● **A run of records**
———

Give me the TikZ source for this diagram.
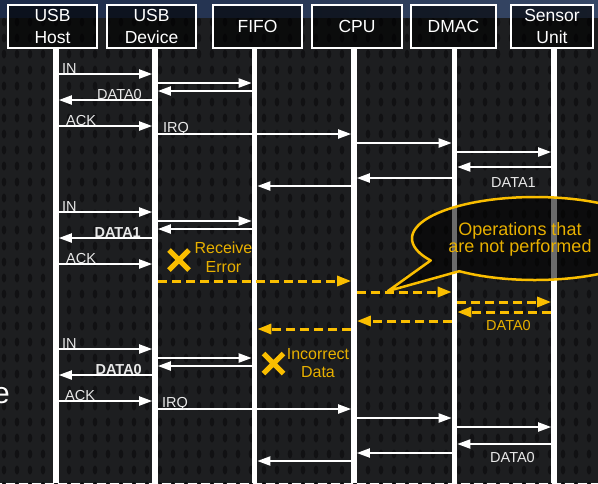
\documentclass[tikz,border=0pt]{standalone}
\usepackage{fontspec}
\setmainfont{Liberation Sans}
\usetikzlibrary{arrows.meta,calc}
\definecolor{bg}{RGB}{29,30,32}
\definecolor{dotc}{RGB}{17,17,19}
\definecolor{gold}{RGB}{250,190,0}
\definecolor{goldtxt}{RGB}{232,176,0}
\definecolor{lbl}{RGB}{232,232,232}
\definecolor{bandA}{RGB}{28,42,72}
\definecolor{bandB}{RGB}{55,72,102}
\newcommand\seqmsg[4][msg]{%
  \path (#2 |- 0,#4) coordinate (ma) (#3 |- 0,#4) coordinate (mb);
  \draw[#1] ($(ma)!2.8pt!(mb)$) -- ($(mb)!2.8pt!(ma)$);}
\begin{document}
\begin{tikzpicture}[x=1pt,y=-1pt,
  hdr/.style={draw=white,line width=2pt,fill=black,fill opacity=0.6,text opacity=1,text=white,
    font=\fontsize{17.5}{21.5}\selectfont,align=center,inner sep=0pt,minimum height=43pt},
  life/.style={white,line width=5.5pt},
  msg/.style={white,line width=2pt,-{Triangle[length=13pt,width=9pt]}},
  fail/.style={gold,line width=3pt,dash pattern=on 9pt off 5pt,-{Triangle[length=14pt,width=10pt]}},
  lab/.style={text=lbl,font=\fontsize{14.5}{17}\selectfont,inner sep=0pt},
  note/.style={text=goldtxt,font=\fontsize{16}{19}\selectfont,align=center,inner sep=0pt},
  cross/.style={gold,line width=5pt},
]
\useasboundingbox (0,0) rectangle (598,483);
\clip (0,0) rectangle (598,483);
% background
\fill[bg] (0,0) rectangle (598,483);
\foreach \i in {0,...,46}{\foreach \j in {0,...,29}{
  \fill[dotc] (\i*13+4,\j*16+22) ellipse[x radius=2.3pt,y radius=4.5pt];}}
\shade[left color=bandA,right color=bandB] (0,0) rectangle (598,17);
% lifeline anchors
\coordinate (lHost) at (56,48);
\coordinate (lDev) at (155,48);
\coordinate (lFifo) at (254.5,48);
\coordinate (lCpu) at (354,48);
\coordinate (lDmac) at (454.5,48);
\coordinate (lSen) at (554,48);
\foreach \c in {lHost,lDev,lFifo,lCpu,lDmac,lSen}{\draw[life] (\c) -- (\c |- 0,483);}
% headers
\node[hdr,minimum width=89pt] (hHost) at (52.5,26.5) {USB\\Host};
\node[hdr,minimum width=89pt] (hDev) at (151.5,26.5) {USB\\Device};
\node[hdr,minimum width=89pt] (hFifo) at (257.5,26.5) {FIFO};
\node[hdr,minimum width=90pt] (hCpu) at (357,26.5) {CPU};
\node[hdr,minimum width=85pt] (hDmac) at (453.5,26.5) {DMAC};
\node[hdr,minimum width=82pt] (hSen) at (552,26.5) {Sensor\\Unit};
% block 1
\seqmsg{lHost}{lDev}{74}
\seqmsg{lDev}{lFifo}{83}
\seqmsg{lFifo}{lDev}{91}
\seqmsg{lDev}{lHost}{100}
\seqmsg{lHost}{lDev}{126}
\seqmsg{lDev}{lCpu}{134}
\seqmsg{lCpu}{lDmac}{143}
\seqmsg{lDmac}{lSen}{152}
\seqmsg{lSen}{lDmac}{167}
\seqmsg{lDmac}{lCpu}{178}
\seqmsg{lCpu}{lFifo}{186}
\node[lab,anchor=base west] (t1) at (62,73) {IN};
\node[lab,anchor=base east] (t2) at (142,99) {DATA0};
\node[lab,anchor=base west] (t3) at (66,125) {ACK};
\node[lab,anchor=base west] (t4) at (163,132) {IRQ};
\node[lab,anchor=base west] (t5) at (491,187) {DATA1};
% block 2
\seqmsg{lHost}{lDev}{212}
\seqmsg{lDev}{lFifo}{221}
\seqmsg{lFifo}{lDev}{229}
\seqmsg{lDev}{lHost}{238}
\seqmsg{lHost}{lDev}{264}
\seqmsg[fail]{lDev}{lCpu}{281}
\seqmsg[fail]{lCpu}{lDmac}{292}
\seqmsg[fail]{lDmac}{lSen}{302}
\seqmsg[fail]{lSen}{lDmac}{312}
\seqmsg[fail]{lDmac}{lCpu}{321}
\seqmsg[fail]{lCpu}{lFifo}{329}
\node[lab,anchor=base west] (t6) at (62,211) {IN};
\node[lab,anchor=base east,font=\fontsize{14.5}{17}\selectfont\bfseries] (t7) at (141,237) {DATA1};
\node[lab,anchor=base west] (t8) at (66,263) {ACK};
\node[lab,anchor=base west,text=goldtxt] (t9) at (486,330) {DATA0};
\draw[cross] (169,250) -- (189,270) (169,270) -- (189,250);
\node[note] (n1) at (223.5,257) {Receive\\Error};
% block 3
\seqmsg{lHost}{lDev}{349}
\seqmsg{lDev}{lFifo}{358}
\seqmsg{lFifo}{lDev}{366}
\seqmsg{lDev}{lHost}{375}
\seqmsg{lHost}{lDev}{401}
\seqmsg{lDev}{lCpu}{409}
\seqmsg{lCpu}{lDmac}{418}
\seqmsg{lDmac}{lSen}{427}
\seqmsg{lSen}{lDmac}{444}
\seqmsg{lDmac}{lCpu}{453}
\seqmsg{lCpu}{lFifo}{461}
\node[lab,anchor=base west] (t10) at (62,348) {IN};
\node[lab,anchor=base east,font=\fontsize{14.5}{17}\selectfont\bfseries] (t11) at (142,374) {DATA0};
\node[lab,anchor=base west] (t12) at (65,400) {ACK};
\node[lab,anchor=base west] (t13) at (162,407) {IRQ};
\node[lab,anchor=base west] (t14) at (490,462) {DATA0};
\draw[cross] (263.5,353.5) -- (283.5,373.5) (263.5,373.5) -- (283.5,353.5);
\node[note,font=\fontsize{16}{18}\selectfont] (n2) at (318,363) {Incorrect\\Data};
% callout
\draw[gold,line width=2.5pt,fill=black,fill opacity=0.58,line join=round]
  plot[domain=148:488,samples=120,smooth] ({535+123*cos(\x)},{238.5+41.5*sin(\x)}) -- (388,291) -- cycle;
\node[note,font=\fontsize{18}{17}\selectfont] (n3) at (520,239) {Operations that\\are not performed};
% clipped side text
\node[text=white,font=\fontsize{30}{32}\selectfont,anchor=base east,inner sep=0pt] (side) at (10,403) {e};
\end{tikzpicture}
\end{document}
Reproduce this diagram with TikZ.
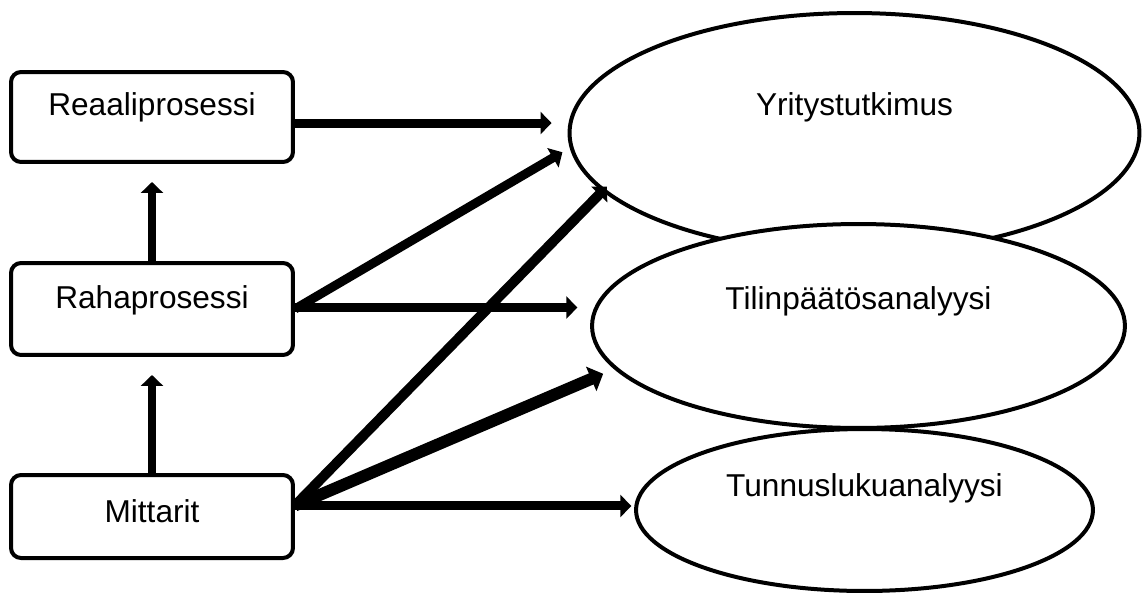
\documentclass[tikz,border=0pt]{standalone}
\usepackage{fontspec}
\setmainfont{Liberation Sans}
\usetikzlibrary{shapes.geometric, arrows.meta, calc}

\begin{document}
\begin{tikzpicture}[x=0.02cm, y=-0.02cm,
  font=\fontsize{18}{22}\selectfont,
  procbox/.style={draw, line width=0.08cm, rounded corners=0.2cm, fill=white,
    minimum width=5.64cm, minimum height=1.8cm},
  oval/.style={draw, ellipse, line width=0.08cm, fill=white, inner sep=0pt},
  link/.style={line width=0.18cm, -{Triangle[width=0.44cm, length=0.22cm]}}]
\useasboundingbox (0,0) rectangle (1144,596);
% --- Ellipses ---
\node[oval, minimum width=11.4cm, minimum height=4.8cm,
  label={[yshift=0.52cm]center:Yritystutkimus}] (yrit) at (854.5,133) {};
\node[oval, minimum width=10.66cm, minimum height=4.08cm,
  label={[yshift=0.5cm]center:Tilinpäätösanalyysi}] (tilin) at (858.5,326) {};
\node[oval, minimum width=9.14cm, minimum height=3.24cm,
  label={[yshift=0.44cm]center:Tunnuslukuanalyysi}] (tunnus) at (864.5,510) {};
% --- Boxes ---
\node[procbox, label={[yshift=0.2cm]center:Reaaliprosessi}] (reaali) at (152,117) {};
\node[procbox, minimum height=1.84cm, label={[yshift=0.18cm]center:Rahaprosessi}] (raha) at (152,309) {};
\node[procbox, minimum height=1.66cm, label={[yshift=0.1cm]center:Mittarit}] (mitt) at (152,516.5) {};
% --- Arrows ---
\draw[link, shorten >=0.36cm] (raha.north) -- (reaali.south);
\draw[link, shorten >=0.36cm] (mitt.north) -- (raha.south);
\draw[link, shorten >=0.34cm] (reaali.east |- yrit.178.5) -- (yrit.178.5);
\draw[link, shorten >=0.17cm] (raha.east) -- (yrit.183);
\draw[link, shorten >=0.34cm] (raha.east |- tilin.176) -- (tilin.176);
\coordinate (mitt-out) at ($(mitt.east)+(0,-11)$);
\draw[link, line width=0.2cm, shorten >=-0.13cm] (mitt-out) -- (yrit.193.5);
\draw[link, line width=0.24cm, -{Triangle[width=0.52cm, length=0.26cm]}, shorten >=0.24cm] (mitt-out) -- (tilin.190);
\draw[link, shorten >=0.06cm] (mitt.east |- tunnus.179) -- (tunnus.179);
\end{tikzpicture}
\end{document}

———

● **WORK REQUIRED**
Say how many lines of the data include the word "this". Nothing other than the number should be given.

● **COMPLETE RESPONSE**
2